Justyna Wydrzyńska, une militante polonaise en faveur du droit à l'avortement, a été condamnée mardi à huit mois de travaux d’intérêt général pour avoir aidé une femme à avorter en lui fournissant des pilules abortives.
L'activiste Justyna Wydrzyńska a été condamnée, mardi, en Pologne à huit mois de travaux d’intérêt général pour avoir aidé une femme à avorter en lui fournissant des pilules abortives, a indiqué sur Twitter l'organisation pro-IVG Aborcyjny Dream Team, dont elle est une des cofondatrices.
La militante, âgée de 48 ans, a été reconnue coupable « d'avoir prêté assistance » à la pratique d'une interruption volontaire de grossesse et s'est vu infliger huit mois de travaux d'intérêt général à raison de 30 heures par mois, a détaillé l'organisation sur le réseau social. Il s'agit d'une première condamnation pour ce motif dans ce pays, où l'accès à l'IVG est extrêmement restreint.
Judge literally said that Justyna in guilty of PROVIDING HELP – 8 months of community service, 30 hours per month. Not guilty of having pills with an intention of putting them on the market.

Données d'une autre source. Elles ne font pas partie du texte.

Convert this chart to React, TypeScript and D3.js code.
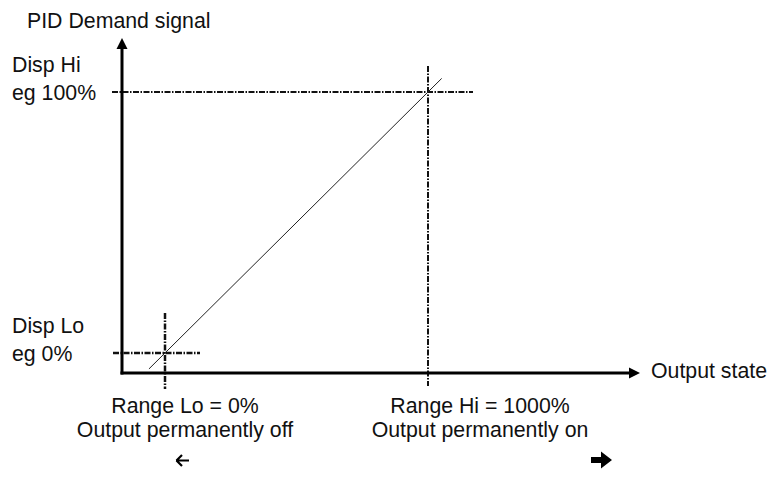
import React from "react";
import * as d3 from "d3";

// Schematic values (data units)
const rangeValues = [0, 1000]; // Range Lo, Range Hi (output %)
const dispValues = [0, 100]; // Disp Lo, Disp Hi (demand %)
const demandLine = [
  { x: -61, y: -6.1 },
  { x: 1052, y: 105.2 },
];
const axisExtentX = [-163.5, 1806];
const axisExtentY = [-7.7, 120.7];
const yLabels = [
  { v: 100, lines: ["Disp Hi", "eg 100%"] },
  { v: 0, lines: ["Disp Lo", "eg 0%"] },
];
const xLabels = [
  { v: 0, lines: ["Range Lo = 0%", "Output permanently off"] },
  { v: 1000, lines: ["Range Hi = 1000%", "Output permanently on"] },
];

const W = 769;
const H = 477;
const FONT = "'Liberation Sans', Arial, sans-serif";
const FS = 21.3;

export default function App() {
  const x = d3.scaleLinear().domain([0, 1000]).range([165, 428]);
  const y = d3.scaleLinear().domain([0, 100]).range([353, 92]);
  const line = d3
    .line<{ x: number; y: number }>()
    .x((d) => x(d.x))
    .y((d) => y(d.y));

  const ox = x(axisExtentX[0]);
  const oy = y(axisExtentY[0]);
  const xEnd = x(axisExtentX[1]);
  const yTop = y(axisExtentY[1]);
  const dash = "6 1.5 1.5 1.5";
  const xCenters = [185, 480];

  return (
    <svg
      width={W}
      height={H}
      style={{ position: "absolute", left: 0, top: 0, background: "#fff" }}
      fontFamily={FONT}
    >
      <rect width={W} height={H} fill="#fff" />
      {/* guide lines */}
      <line x1={112} x2={473} y1={y(dispValues[1])} y2={y(dispValues[1])} stroke="#111" strokeWidth={2} strokeDasharray={dash} />
      <line x1={x(rangeValues[1])} x2={x(rangeValues[1])} y1={66} y2={386} stroke="#111" strokeWidth={2} strokeDasharray={dash} />
      <line x1={113} x2={200} y1={y(dispValues[0])} y2={y(dispValues[0])} stroke="#111" strokeWidth={2.5} strokeDasharray={dash} />
      <line x1={x(rangeValues[0])} x2={x(rangeValues[0])} y1={313} y2={389} stroke="#111" strokeWidth={2.5} strokeDasharray={dash} />
      {/* demand line */}
      <path d={line(demandLine) || ""} stroke="#222" strokeWidth={1} fill="none" />
      {/* axes */}
      <line x1={ox} x2={ox} y1={oy + 1.5} y2={yTop + 9} stroke="#000" strokeWidth={3} />
      <path d={`M${ox},${yTop} L${ox - 5.5},${yTop + 11} L${ox + 5.5},${yTop + 11} Z`} fill="#000" />
      <line x1={ox - 1.5} x2={xEnd - 10} y1={oy} y2={oy} stroke="#000" strokeWidth={3} />
      <path d={`M${xEnd},${oy} L${xEnd - 11},${oy - 5.5} L${xEnd - 11},${oy + 5.5} Z`} fill="#000" />
      {/* labels */}
      <text x={27} y={27.5} fontSize={FS} fill="#111">PID Demand signal</text>
      <text x={651} y={378} fontSize={FS} fill="#111">Output state</text>
      {yLabels.map((l) => (
        <text key={l.v} x={12} y={y(l.v) - 20.5} fontSize={FS} fill="#111">
          {l.lines.map((s, i) => (
            <tspan key={i} x={12} dy={i === 0 ? 0 : 28}>{s}</tspan>
          ))}
        </text>
      ))}
      {xLabels.map((l, k) => (
        <text key={l.v} x={xCenters[k]} y={413} fontSize={FS} fill="#111" textAnchor="middle">
          {l.lines.map((s, i) => (
            <tspan key={i} x={xCenters[k]} dy={i === 0 ? 0 : 24}>{s}</tspan>
          ))}
        </text>
      ))}
      {/* direction arrows */}
      <path d="M176,460.5 L189,460.5 M176.5,460.5 L182,455 M176.5,460.5 L182,466" stroke="#000" strokeWidth={2.2} fill="none" />
      <path d="M591,457 L601,457 L601,451.5 L612,460 L601,468.5 L601,463 L591,463 Z" fill="#000" />
    </svg>
  );
}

Justification of the judgment will not be public.
— Aborcyjny Dream Team (@aborcyjnydream) March 14, 2023
« Les pilules abortives sont le moyen le plus sûr pour avorter en Pologne, a affirmé Justyna Wydrzyńska, lors de l'audience, selon une retranscription d'Aborcyjny Dream Team. Elles sont largement utilisées en Europe et à travers le monde par des millions de personnes. (…) Je le sais grâce à des rapports de l'OMS qui recommandent un accès illimité à ces pilules. Il n'y a aucune contre-indications pour elles. »
À lire aussi I La Pologne continue de restreindre l’accès à l’IVG en instaurant un « registre numérique de grossesses »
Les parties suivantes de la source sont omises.